Analytical solutions for vibrations of rectangular functionally graded Mindlin plates with vertical cracks

Analytical solutions to problems are crucial because they provide high-quality comparison data for assessing the accuracy of numerical solutions. Benchmark analytical solutions for the vibrations of cracked functionally graded material (FGM) plates are not available in the literature because of the high level of complexity of such solutions. On the basis of first-order shear deformation plate theory (FSDT), this study proposes analytical series solutions for the vibrations of FGM rectangular plates with side or internal cracks parallel to an edge of the plates by using Fourier cosine series and the domain decomposition technique. The distributions of FGM properties along the thickness direction are assumed to follow a simple power law. The proposed analytical series solutions are validated by performing comprehensive convergence studies on the vibration frequencies of cracked square plates with various crack lengths and under various boundary condition combinations and by performing comparisons with published results based on various plate theories and the theory of three-dimensional elasticity.
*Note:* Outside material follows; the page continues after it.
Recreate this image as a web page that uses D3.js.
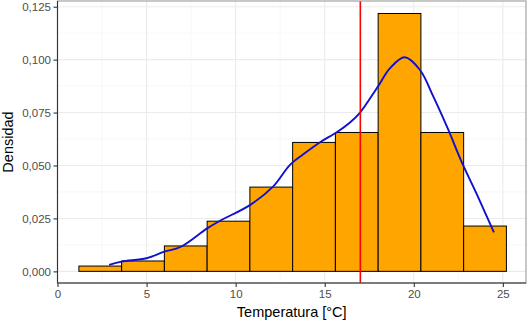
<!DOCTYPE html>
<html lang="es">
<head>
<meta charset="UTF-8">
<title>Histograma de temperatura</title>
<style>
  body { margin: 0; background: #fff; }
  text { font-family: "Liberation Sans", Arial, sans-serif; }
</style>
</head>
<body>
<div class="canvas"></div>
<script src="https://cdnjs.cloudflare.com/ajax/libs/d3/7.8.5/d3.min.js"></script>
<script>
// histogram bins (°C) and density per bin
const binEdges = [1.2, 3.6, 6.0, 8.4, 10.8, 13.2, 15.6, 18.0, 20.4, 22.8, 25.2];
const binDensity = [0.0025, 0.0049, 0.0120, 0.0237, 0.0398, 0.0609, 0.0656, 0.1218, 0.0656, 0.0214];

// kernel density curve
const kdeX = [2.9, 3.6, 5.0, 6.0, 6.9, 8.4, 9.1, 10.8, 12.1, 13.05, 13.8, 14.74, 15.68, 16.42, 16.95, 17.98, 18.67, 19.5, 20.35, 21.1, 21.9, 22.7, 23.6, 24.5];
const kdeY = [0.0031, 0.0046, 0.0062, 0.0093, 0.0115, 0.0203, 0.0238, 0.0313, 0.0400, 0.0503, 0.0553, 0.0610, 0.0657, 0.0703, 0.0746, 0.0872, 0.0960, 0.1011, 0.0951, 0.0825, 0.0676, 0.0515, 0.0353, 0.0184];

const meanTemp = 17.0;

const xTicks = [0, 5, 10, 15, 20, 25];
const yTicks = [0, 0.025, 0.05, 0.075, 0.1, 0.125];
const xMinor = [2.5, 7.5, 12.5, 17.5, 22.5];
const yMinor = [0.0125, 0.0375, 0.0625, 0.0875, 0.1125];

const width = 528, height = 322;
const panel = {left: 57.5, right: 526, top: 1, bottom: 283};

const svg = d3.select('.canvas')
  .append('svg')
    .attr('width', width)
    .attr('height', height);

const x = d3.scaleLinear().domain([0, 26.3]).range([panel.left, panel.right]);
const y = d3.scaleLinear().domain([-0.0055, 0.1277]).range([panel.bottom, panel.top]);

// grid
const grid = svg.append('g');
grid.selectAll('.xminor').data(xMinor).enter().append('line')
  .attr('x1', d => x(d)).attr('x2', d => x(d))
  .attr('y1', panel.top).attr('y2', panel.bottom)
  .attr('stroke', '#F2F2F2').attr('stroke-width', 0.6);
grid.selectAll('.yminor').data(yMinor).enter().append('line')
  .attr('x1', panel.left).attr('x2', panel.right)
  .attr('y1', d => y(d)).attr('y2', d => y(d))
  .attr('stroke', '#F2F2F2').attr('stroke-width', 0.6);
grid.selectAll('.xmajor').data(xTicks).enter().append('line')
  .attr('x1', d => x(d)).attr('x2', d => x(d))
  .attr('y1', panel.top).attr('y2', panel.bottom)
  .attr('stroke', '#EBEBEB').attr('stroke-width', 1.1);
grid.selectAll('.ymajor').data(yTicks).enter().append('line')
  .attr('x1', panel.left).attr('x2', panel.right)
  .attr('y1', d => y(d)).attr('y2', d => y(d))
  .attr('stroke', '#EBEBEB').attr('stroke-width', 1.1);

// bars
const bins = binDensity.map((d, i) => ({x0: binEdges[i], x1: binEdges[i + 1], density: d}));
svg.append('g').selectAll('rect')
  .data(bins)
  .enter().append('rect')
    .attr('x', d => x(d.x0))
    .attr('y', d => y(d.density))
    .attr('width', d => x(d.x1) - x(d.x0))
    .attr('height', d => y(0) - y(d.density))
    .attr('fill', '#FFA500')
    .attr('stroke', '#000')
    .attr('stroke-width', 1);

// density curve
const line = d3.line()
  .x(d => x(d[0]))
  .y(d => y(d[1]))
  .curve(d3.curveCatmullRom.alpha(0.5));

svg.append('path')
  .datum(kdeX.map((d, i) => [d, kdeY[i]]))
  .attr('d', line)
  .attr('fill', 'none')
  .attr('stroke', '#1010D0')
  .attr('stroke-width', 1.9);

// vertical line
svg.append('line')
  .attr('x1', x(meanTemp)).attr('x2', x(meanTemp))
  .attr('y1', panel.top).attr('y2', panel.bottom)
  .attr('stroke', '#FF0000')
  .attr('stroke-width', 1.6);

// panel border (light) and axis lines (dark)
svg.append('rect')
  .attr('x', panel.left).attr('y', panel.top)
  .attr('width', panel.right - panel.left).attr('height', panel.bottom - panel.top)
  .attr('fill', 'none')
  .attr('stroke', '#9A9A9A')
  .attr('stroke-width', 1.1);

const xAxis = d3.axisBottom(x).tickValues(xTicks).tickSize(4).tickSizeOuter(0)
  .tickFormat(d3.format('d'));
const yAxis = d3.axisLeft(y).tickValues(yTicks).tickSize(4).tickSizeOuter(0)
  .tickFormat(d => d3.format('.3f')(d).replace('.', ','));

const xAxisGroup = svg.append('g')
  .attr('transform', `translate(0, ${panel.bottom})`)
  .call(xAxis);
const yAxisGroup = svg.append('g')
  .attr('transform', `translate(${panel.left}, 0)`)
  .call(yAxis);

xAxisGroup.select('.domain').remove();
yAxisGroup.select('.domain').remove();

svg.append('line')
  .attr('x1', panel.left).attr('x2', panel.right).attr('y1', panel.bottom).attr('y2', panel.bottom)
  .attr('stroke', '#333').attr('stroke-width', 1.1);
svg.append('line')
  .attr('x1', panel.left).attr('x2', panel.left).attr('y1', panel.top).attr('y2', panel.bottom)
  .attr('stroke', '#333').attr('stroke-width', 1.1);

[xAxisGroup, yAxisGroup].forEach(g => {
  g.selectAll('.tick line').attr('stroke', '#333').attr('stroke-width', 1.1);
  g.selectAll('.tick text')
    .attr('fill', '#4D4D4D')
    .style('font-size', '11.5px')
    .style('font-family', '"Liberation Sans", Arial, sans-serif');
});
xAxisGroup.selectAll('.tick text').attr('dy', '0.71em').attr('y', 7);
yAxisGroup.selectAll('.tick text').attr('x', -6.5);

// axis titles
svg.append('text')
  .attr('x', (panel.left + panel.right) / 2)
  .attr('y', 316.5)
  .attr('text-anchor', 'middle')
  .style('font-size', '14.5px')
  .attr('fill', '#000')
  .text('Temperatura [°C]');

svg.append('text')
  .attr('transform', `translate(13, ${(panel.top + panel.bottom) / 2}) rotate(-90)`)
  .attr('text-anchor', 'middle')
  .style('font-size', '14.5px')
  .attr('fill', '#000')
  .text('Densidad');
</script>
</body>
</html>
The results reveal that the proposed solutions are in excellent agreement with literature results obtained using the Ritz method on the basis of FSDT. The paper also presents tabulations of the first six nondimensional frequencies of cracked rectangular Al/Al2O3 FGM plates with various aspect ratios, thickness-to-width ratios, crack lengths, and FGM power law indices under six boundary condition combinations, the tabulated frequencies can serve as benchmark data for assessing the accuracy of numerical approaches based on FSDT.